### SUPPLIED INFORMATION

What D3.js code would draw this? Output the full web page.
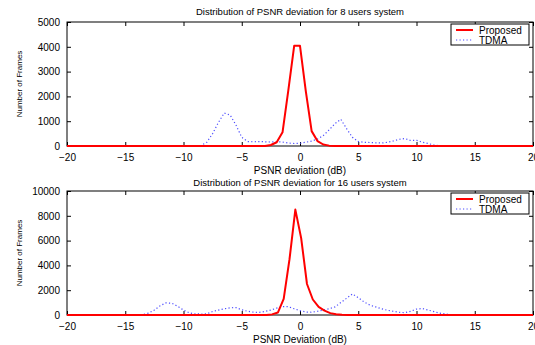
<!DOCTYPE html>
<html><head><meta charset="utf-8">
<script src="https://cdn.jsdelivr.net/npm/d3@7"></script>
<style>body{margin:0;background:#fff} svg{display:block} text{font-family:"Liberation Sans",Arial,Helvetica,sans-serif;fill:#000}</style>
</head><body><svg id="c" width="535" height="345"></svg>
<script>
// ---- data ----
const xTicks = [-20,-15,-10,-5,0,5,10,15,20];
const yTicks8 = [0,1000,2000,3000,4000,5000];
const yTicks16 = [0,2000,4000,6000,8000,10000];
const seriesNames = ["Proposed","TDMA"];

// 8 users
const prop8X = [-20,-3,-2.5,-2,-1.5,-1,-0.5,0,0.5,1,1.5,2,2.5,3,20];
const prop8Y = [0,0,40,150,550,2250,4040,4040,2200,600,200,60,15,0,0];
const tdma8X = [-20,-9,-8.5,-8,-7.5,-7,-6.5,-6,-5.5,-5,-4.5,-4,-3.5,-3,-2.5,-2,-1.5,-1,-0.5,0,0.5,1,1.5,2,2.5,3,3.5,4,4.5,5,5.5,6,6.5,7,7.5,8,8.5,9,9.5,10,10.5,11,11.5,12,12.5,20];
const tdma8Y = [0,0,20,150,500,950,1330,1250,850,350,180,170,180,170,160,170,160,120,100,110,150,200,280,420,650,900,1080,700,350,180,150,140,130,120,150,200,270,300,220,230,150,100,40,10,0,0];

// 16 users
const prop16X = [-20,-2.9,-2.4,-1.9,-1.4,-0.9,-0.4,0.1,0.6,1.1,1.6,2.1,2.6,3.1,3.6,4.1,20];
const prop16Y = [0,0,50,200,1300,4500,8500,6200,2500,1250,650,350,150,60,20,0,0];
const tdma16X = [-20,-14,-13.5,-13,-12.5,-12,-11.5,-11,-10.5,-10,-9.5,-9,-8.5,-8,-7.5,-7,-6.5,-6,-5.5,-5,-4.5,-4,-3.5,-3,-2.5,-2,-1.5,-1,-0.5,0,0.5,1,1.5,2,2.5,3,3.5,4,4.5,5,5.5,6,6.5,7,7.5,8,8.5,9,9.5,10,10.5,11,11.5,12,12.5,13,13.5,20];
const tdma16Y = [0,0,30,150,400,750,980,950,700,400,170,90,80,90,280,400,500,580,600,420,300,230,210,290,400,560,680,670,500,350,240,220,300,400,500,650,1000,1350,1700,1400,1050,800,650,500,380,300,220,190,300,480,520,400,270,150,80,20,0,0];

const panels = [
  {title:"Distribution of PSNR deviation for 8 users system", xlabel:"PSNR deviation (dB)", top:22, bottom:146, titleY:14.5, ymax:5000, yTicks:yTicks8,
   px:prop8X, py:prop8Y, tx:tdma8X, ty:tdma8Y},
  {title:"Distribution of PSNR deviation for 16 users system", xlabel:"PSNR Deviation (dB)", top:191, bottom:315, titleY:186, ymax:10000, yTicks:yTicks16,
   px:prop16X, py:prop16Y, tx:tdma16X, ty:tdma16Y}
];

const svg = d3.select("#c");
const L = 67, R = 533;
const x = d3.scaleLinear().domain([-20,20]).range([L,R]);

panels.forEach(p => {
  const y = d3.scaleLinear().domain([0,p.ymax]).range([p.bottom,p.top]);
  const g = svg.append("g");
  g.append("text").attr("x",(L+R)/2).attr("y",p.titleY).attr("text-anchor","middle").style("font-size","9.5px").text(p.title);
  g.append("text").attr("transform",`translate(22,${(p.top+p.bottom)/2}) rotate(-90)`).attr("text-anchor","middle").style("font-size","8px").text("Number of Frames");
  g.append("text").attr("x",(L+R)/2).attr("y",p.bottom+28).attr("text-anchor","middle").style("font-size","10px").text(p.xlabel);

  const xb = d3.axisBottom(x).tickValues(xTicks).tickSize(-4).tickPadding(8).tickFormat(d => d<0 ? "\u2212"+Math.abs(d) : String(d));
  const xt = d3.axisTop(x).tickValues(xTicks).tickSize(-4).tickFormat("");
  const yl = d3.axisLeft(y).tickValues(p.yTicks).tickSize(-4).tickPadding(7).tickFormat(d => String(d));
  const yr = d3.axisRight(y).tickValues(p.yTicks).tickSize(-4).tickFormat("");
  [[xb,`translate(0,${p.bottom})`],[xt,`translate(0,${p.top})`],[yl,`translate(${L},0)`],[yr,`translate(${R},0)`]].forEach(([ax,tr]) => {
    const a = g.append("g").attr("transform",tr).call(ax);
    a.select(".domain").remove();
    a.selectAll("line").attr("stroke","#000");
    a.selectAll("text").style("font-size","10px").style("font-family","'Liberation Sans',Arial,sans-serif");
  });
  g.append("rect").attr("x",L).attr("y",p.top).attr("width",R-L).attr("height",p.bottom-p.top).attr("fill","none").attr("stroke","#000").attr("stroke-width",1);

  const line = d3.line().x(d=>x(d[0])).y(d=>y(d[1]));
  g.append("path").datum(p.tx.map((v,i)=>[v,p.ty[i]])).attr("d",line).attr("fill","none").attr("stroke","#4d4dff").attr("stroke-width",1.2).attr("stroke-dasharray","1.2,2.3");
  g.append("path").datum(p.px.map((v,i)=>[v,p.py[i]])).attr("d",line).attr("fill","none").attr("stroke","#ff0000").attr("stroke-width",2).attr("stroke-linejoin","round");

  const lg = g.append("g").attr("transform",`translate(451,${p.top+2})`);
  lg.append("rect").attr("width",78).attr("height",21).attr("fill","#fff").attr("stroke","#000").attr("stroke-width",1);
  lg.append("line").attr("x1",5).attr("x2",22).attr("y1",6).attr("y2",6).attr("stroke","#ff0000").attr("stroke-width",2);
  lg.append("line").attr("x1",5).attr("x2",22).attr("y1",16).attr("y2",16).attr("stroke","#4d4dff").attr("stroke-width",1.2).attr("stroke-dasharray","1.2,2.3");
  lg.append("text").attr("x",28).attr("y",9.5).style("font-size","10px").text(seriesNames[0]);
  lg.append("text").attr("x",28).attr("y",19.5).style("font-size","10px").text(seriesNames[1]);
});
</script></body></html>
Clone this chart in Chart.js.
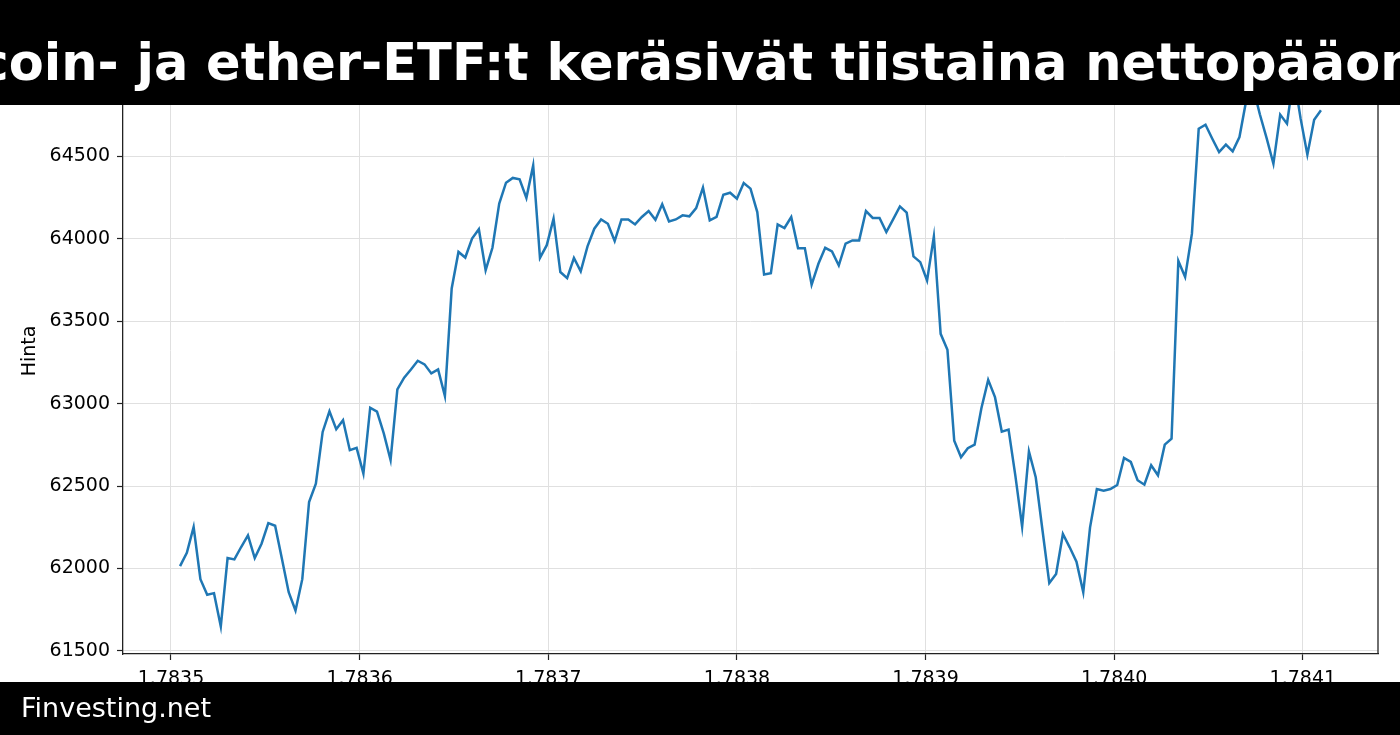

######

Transcribe the records above exactly as they appear, leaving out any pictures.

WORKED ANSWER →
What D3.js code would draw this? Output the full web page.
<!DOCTYPE html>
<html><head><meta charset="utf-8">
<script src="https://cdn.jsdelivr.net/npm/d3@7"></script>
<style>body{margin:0;background:#fff} svg{display:block} text{font-family:"Liberation Sans",Arial,Helvetica,sans-serif;fill:#000}</style>
</head><body><svg id="c" width="535" height="345"></svg>
<script>
// ---- data ----
const xTicks = [-20,-15,-10,-5,0,5,10,15,20];
const yTicks8 = [0,1000,2000,3000,4000,5000];
const yTicks16 = [0,2000,4000,6000,8000,10000];
const seriesNames = ["Proposed","TDMA"];

// 8 users
const prop8X = [-20,-3,-2.5,-2,-1.5,-1,-0.5,0,0.5,1,1.5,2,2.5,3,20];
const prop8Y = [0,0,40,150,550,2250,4040,4040,2200,600,200,60,15,0,0];
const tdma8X = [-20,-9,-8.5,-8,-7.5,-7,-6.5,-6,-5.5,-5,-4.5,-4,-3.5,-3,-2.5,-2,-1.5,-1,-0.5,0,0.5,1,1.5,2,2.5,3,3.5,4,4.5,5,5.5,6,6.5,7,7.5,8,8.5,9,9.5,10,10.5,11,11.5,12,12.5,20];
const tdma8Y = [0,0,20,150,500,950,1330,1250,850,350,180,170,180,170,160,170,160,120,100,110,150,200,280,420,650,900,1080,700,350,180,150,140,130,120,150,200,270,300,220,230,150,100,40,10,0,0];

// 16 users
const prop16X = [-20,-2.9,-2.4,-1.9,-1.4,-0.9,-0.4,0.1,0.6,1.1,1.6,2.1,2.6,3.1,3.6,4.1,20];
const prop16Y = [0,0,50,200,1300,4500,8500,6200,2500,1250,650,350,150,60,20,0,0];
const tdma16X = [-20,-14,-13.5,-13,-12.5,-12,-11.5,-11,-10.5,-10,-9.5,-9,-8.5,-8,-7.5,-7,-6.5,-6,-5.5,-5,-4.5,-4,-3.5,-3,-2.5,-2,-1.5,-1,-0.5,0,0.5,1,1.5,2,2.5,3,3.5,4,4.5,5,5.5,6,6.5,7,7.5,8,8.5,9,9.5,10,10.5,11,11.5,12,12.5,13,13.5,20];
const tdma16Y = [0,0,30,150,400,750,980,950,700,400,170,90,80,90,280,400,500,580,600,420,300,230,210,290,400,560,680,670,500,350,240,220,300,400,500,650,1000,1350,1700,1400,1050,800,650,500,380,300,220,190,300,480,520,400,270,150,80,20,0,0];

const panels = [
  {title:"Distribution of PSNR deviation for 8 users system", xlabel:"PSNR deviation (dB)", top:22, bottom:146, titleY:14.5, ymax:5000, yTicks:yTicks8,
   px:prop8X, py:prop8Y, tx:tdma8X, ty:tdma8Y},
  {title:"Distribution of PSNR deviation for 16 users system", xlabel:"PSNR Deviation (dB)", top:191, bottom:315, titleY:186, ymax:10000, yTicks:yTicks16,
   px:prop16X, py:prop16Y, tx:tdma16X, ty:tdma16Y}
];

const svg = d3.select("#c");
const L = 67, R = 533;
const x = d3.scaleLinear().domain([-20,20]).range([L,R]);

panels.forEach(p => {
  const y = d3.scaleLinear().domain([0,p.ymax]).range([p.bottom,p.top]);
  const g = svg.append("g");
  g.append("text").attr("x",(L+R)/2).attr("y",p.titleY).attr("text-anchor","middle").style("font-size","9.5px").text(p.title);
  g.append("text").attr("transform",`translate(22,${(p.top+p.bottom)/2}) rotate(-90)`).attr("text-anchor","middle").style("font-size","8px").text("Number of Frames");
  g.append("text").attr("x",(L+R)/2).attr("y",p.bottom+28).attr("text-anchor","middle").style("font-size","10px").text(p.xlabel);

  const xb = d3.axisBottom(x).tickValues(xTicks).tickSize(-4).tickPadding(8).tickFormat(d => d<0 ? "\u2212"+Math.abs(d) : String(d));
  const xt = d3.axisTop(x).tickValues(xTicks).tickSize(-4).tickFormat("");
  const yl = d3.axisLeft(y).tickValues(p.yTicks).tickSize(-4).tickPadding(7).tickFormat(d => String(d));
  const yr = d3.axisRight(y).tickValues(p.yTicks).tickSize(-4).tickFormat("");
  [[xb,`translate(0,${p.bottom})`],[xt,`translate(0,${p.top})`],[yl,`translate(${L},0)`],[yr,`translate(${R},0)`]].forEach(([ax,tr]) => {
    const a = g.append("g").attr("transform",tr).call(ax);
    a.select(".domain").remove();
    a.selectAll("line").attr("stroke","#000");
    a.selectAll("text").style("font-size","10px").style("font-family","'Liberation Sans',Arial,sans-serif");
  });
  g.append("rect").attr("x",L).attr("y",p.top).attr("width",R-L).attr("height",p.bottom-p.top).attr("fill","none").attr("stroke","#000").attr("stroke-width",1);

  const line = d3.line().x(d=>x(d[0])).y(d=>y(d[1]));
  g.append("path").datum(p.tx.map((v,i)=>[v,p.ty[i]])).attr("d",line).attr("fill","none").attr("stroke","#4d4dff").attr("stroke-width",1.2).attr("stroke-dasharray","1.2,2.3");
  g.append("path").datum(p.px.map((v,i)=>[v,p.py[i]])).attr("d",line).attr("fill","none").attr("stroke","#ff0000").attr("stroke-width",2).attr("stroke-linejoin","round");

  const lg = g.append("g").attr("transform",`translate(451,${p.top+2})`);
  lg.append("rect").attr("width",78).attr("height",21).attr("fill","#fff").attr("stroke","#000").attr("stroke-width",1);
  lg.append("line").attr("x1",5).attr("x2",22).attr("y1",6).attr("y2",6).attr("stroke","#ff0000").attr("stroke-width",2);
  lg.append("line").attr("x1",5).attr("x2",22).attr("y1",16).attr("y2",16).attr("stroke","#4d4dff").attr("stroke-width",1.2).attr("stroke-dasharray","1.2,2.3");
  lg.append("text").attr("x",28).attr("y",9.5).style("font-size","10px").text(seriesNames[0]);
  lg.append("text").attr("x",28).attr("y",19.5).style("font-size","10px").text(seriesNames[1]);
});
</script></body></html>
Clone this chart in Chart.js.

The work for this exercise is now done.